Fuck that.  Now that I’ve published a book — and not just any book, but a book that I’m proud of — I can see clearly how inconsequential the whole thing is.  How wrong the entire structure of the system has become.  Publishing a respectable book of poetry is not the goal of poetry.  There’s writing, there’s reading, and there’s being read.  Those things matter.  Imprints and barcodes and serial rights do not.

As a writer, I’m bowing out of the literary system.  Everything I write will be posted here, whether it be rough draft, or revision, or final copy.  If you want to read, read, if you want to comment, comment.  If you want to go away, go away.
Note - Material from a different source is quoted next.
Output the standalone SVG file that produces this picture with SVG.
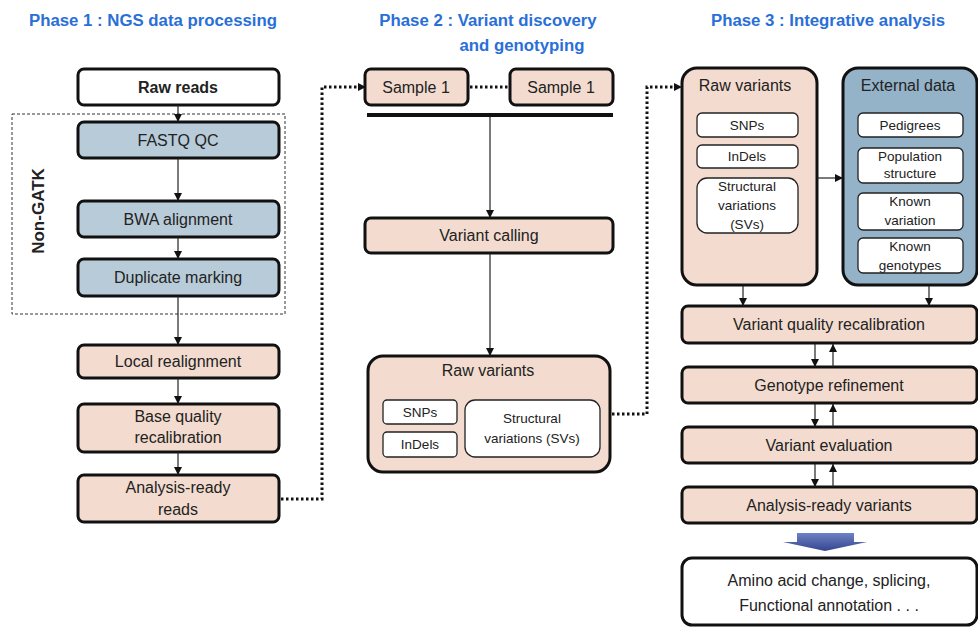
<svg xmlns="http://www.w3.org/2000/svg" width="978" height="627" viewBox="0 0 978 627">
<defs>
<style>
text{font-family:"Liberation Sans","Open Sans",sans-serif;fill:#222;text-anchor:middle}
.title{font-weight:bold;fill:#2a6fd8;font-size:16.8px}
.lbl{font-size:16px}
.sm{font-size:13.5px}
.box{stroke:#111;stroke-width:3}
.pink{fill:#f3dccf}
.blue{fill:#b8cbd9}
.dblue{fill:#94b2c8}
.white{fill:#fff}
.inner{fill:#fff;stroke:#222;stroke-width:1.3}
.ln{stroke:#222;stroke-width:1.2;fill:none}
.dot{stroke:#111;stroke-width:3;stroke-dasharray:2.5 2.5;fill:none}
</style>
<marker id="ah" viewBox="0 0 10 10" refX="10" refY="5" markerWidth="8" markerHeight="8" markerUnits="userSpaceOnUse" orient="auto">
<path d="M0,0L10,5L0,10z" fill="#111"/>
</marker>
<linearGradient id="bg" x1="0" y1="0" x2="0" y2="1">
<stop offset="0" stop-color="#6e82c4"/>
<stop offset="1" stop-color="#34458f"/>
</linearGradient>
</defs>

<g id="titles">
<text class="title" x="153" y="26">Phase 1 : NGS data processing</text>
<text class="title" x="488" y="26">Phase 2 : Variant discovery</text>
<text class="title" x="522" y="51">and genotyping</text>
<text class="title" x="828" y="26">Phase 3 : Integrative analysis</text>
</g>

<g id="non-gatk">
<rect x="12" y="114" width="273" height="200" fill="none" stroke="#333" stroke-width="1" stroke-dasharray="3 2"/>
<text class="lbl" x="0" y="0" transform="translate(44,211) rotate(-90)" style="font-weight:bold;font-size:17px">Non-GATK</text>
</g>

<g id="raw-reads"><rect class="box white" x="78" y="69" width="201" height="36" rx="6"/><text class="lbl" x="178" y="93" style="font-weight:bold">Raw reads</text></g>
<g id="fastq-qc"><rect class="box blue" x="78" y="122" width="201" height="36" rx="6"/><text class="lbl" x="178" y="146">FASTQ QC</text></g>
<g id="bwa"><rect class="box blue" x="78" y="201" width="201" height="36" rx="6"/><text class="lbl" x="178" y="225">BWA alignment</text></g>
<g id="dup"><rect class="box blue" x="78" y="259" width="201" height="37" rx="6"/><text class="lbl" x="178" y="283">Duplicate marking</text></g>
<g id="local"><rect class="box pink" x="78" y="345" width="201" height="33" rx="6"/><text class="lbl" x="178" y="367">Local realignment</text></g>
<g id="bqr"><rect class="box pink" x="78" y="404" width="201" height="48" rx="6"/><text class="lbl" x="178" y="422">Base quality</text><text class="lbl" x="178" y="443">recalibration</text></g>
<g id="ar-reads"><rect class="box pink" x="78" y="475" width="201" height="47" rx="6"/><text class="lbl" x="178" y="493">Analysis-ready</text><text class="lbl" x="178" y="515">reads</text></g>

<g id="sample1a"><rect class="box pink" x="365" y="69" width="103" height="36" rx="6"/><text class="lbl" x="416" y="93">Sample 1</text></g>
<g id="sample1b"><rect class="box pink" x="510" y="69" width="103" height="36" rx="6"/><text class="lbl" x="561" y="93">Sample 1</text></g>
<g id="variant-calling"><rect class="box pink" x="365" y="218" width="248" height="35" rx="6"/><text class="lbl" x="489" y="241">Variant calling</text></g>
<g id="raw-variants-2">
<rect class="box pink" x="368" y="356" width="242" height="116" rx="15"/>
<text class="lbl" x="488" y="376">Raw variants</text>
<rect class="inner" x="383" y="400" width="74" height="24" rx="4"/><text class="sm" x="420" y="417">SNPs</text>
<rect class="inner" x="383" y="432" width="74" height="25" rx="4"/><text class="sm" x="420" y="449">InDels</text>
<rect class="inner" x="465" y="400" width="135" height="57" rx="10"/><text class="sm" x="532" y="423">Structural</text><text class="sm" x="532" y="443">variations (SVs)</text>
</g>

<g id="raw-variants-3">
<rect class="box pink" x="682" y="68" width="135" height="217" rx="15"/>
<text class="lbl" x="745" y="91">Raw variants</text>
<rect class="inner" x="697" y="113" width="101" height="24" rx="5"/><text class="sm" x="747" y="130">SNPs</text>
<rect class="inner" x="697" y="145" width="101" height="23" rx="5"/><text class="sm" x="747" y="161">InDels</text>
<rect class="inner" x="697" y="178" width="101" height="55" rx="10"/><text class="sm" x="747" y="191">Structural</text><text class="sm" x="747" y="210">variations</text><text class="sm" x="747" y="229">(SVs)</text>
</g>
<g id="external">
<rect class="box dblue" x="843" y="68" width="134" height="217" rx="15"/>
<text class="lbl" x="908" y="91">External data</text>
<rect class="inner" x="858" y="113" width="105" height="24" rx="5"/><text class="sm" x="910" y="130">Pedigrees</text>
<rect class="inner" x="858" y="148" width="105" height="35" rx="5"/><text class="sm" x="910" y="161">Population</text><text class="sm" x="910" y="178">structure</text>
<rect class="inner" x="858" y="193" width="105" height="37" rx="5"/><text class="sm" x="910" y="206">Known</text><text class="sm" x="910" y="225">variation</text>
<rect class="inner" x="858" y="238" width="105" height="35" rx="5"/><text class="sm" x="910" y="251">Known</text><text class="sm" x="910" y="270">genotypes</text>
</g>
<g id="vqr"><rect class="box pink" x="682" y="306" width="295" height="37" rx="6"/><text class="lbl" x="829" y="330">Variant quality recalibration</text></g>
<g id="geno"><rect class="box pink" x="682" y="367" width="295" height="36" rx="6"/><text class="lbl" x="829" y="391">Genotype refinement</text></g>
<g id="veval"><rect class="box pink" x="682" y="427" width="295" height="36" rx="6"/><text class="lbl" x="829" y="451">Variant evaluation</text></g>
<g id="ar-variants"><rect class="box pink" x="682" y="487" width="295" height="36" rx="6"/><text class="lbl" x="829" y="511">Analysis-ready variants</text></g>
<g id="big-arrow"><path d="M797,533H854V542H867L825,551L783,542H797Z" fill="url(#bg)"/></g>
<g id="annotation"><rect class="box white" x="682" y="558" width="295" height="67" rx="10"/><text class="lbl" x="829" y="586">Amino acid change, splicing,</text><text class="lbl" x="829" y="611">Functional annotation . . .</text></g>

<g id="connectors">
<line class="ln" x1="178" y1="105" x2="178" y2="122" marker-end="url(#ah)"/>
<line class="ln" x1="178" y1="158" x2="178" y2="201" marker-end="url(#ah)"/>
<line class="ln" x1="178" y1="237" x2="178" y2="259" marker-end="url(#ah)"/>
<line class="ln" x1="178" y1="296" x2="178" y2="345" marker-end="url(#ah)"/>
<line class="ln" x1="178" y1="378" x2="178" y2="404" marker-end="url(#ah)"/>
<line class="ln" x1="178" y1="452" x2="178" y2="475" marker-end="url(#ah)"/>
<path class="dot" d="M281,499H322V87H358"/>
<path d="M358,83L366,87L358,91z" fill="#111"/>
<line class="dot" x1="470" y1="87" x2="508" y2="87"/>
<line x1="367" y1="115" x2="613" y2="115" stroke="#111" stroke-width="4"/>
<line class="ln" x1="490" y1="117" x2="490" y2="218" marker-end="url(#ah)"/>
<line class="ln" x1="490" y1="253" x2="490" y2="356" marker-end="url(#ah)"/>
<path class="dot" d="M612,414H647V87H674"/>
<path d="M674,83L682,87L674,91z" fill="#111"/>
<line class="ln" x1="817" y1="178" x2="843" y2="178" marker-end="url(#ah)"/>
<line class="ln" x1="743" y1="286" x2="743" y2="306" marker-end="url(#ah)"/>
<line class="ln" x1="929" y1="286" x2="929" y2="306" marker-end="url(#ah)"/>
<line class="ln" x1="815" y1="344" x2="815" y2="367" marker-end="url(#ah)"/>
<line class="ln" x1="833" y1="367" x2="833" y2="344" marker-end="url(#ah)"/>
<line class="ln" x1="815" y1="404" x2="815" y2="427" marker-end="url(#ah)"/>
<line class="ln" x1="833" y1="427" x2="833" y2="404" marker-end="url(#ah)"/>
<line class="ln" x1="815" y1="464" x2="815" y2="487" marker-end="url(#ah)"/>
<line class="ln" x1="833" y1="487" x2="833" y2="464" marker-end="url(#ah)"/>
</g>
</svg>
If other magazines don’t want to publish what I’ve written because it’s appeared on here, so be it.  When I want to gather some of it up into a coherent collection, that’s what I’ll do.  If no press wants to publish that book, then I’ll self-publish.

I suppose this is my manifesto.  Not much of a manifesto, but it exists as negation.  I’ve felt this way for a long time — it’s the reason I haven’t submitted a single poem to any magazine in three or four years.

There is a place for publishing in my current view, but there is not a place for withholding within publishing.  The job of an editor is to be a poetic sieve — to filter out the one poem in a thousand that the most people will want to read twice, and then present it as nicely and to as many readers as possible.   As an editor, I’m going to work hard to keep on doing that.

As a writer, I’m going to write. That’s what this blog is for. The detritus of my day, turned into play.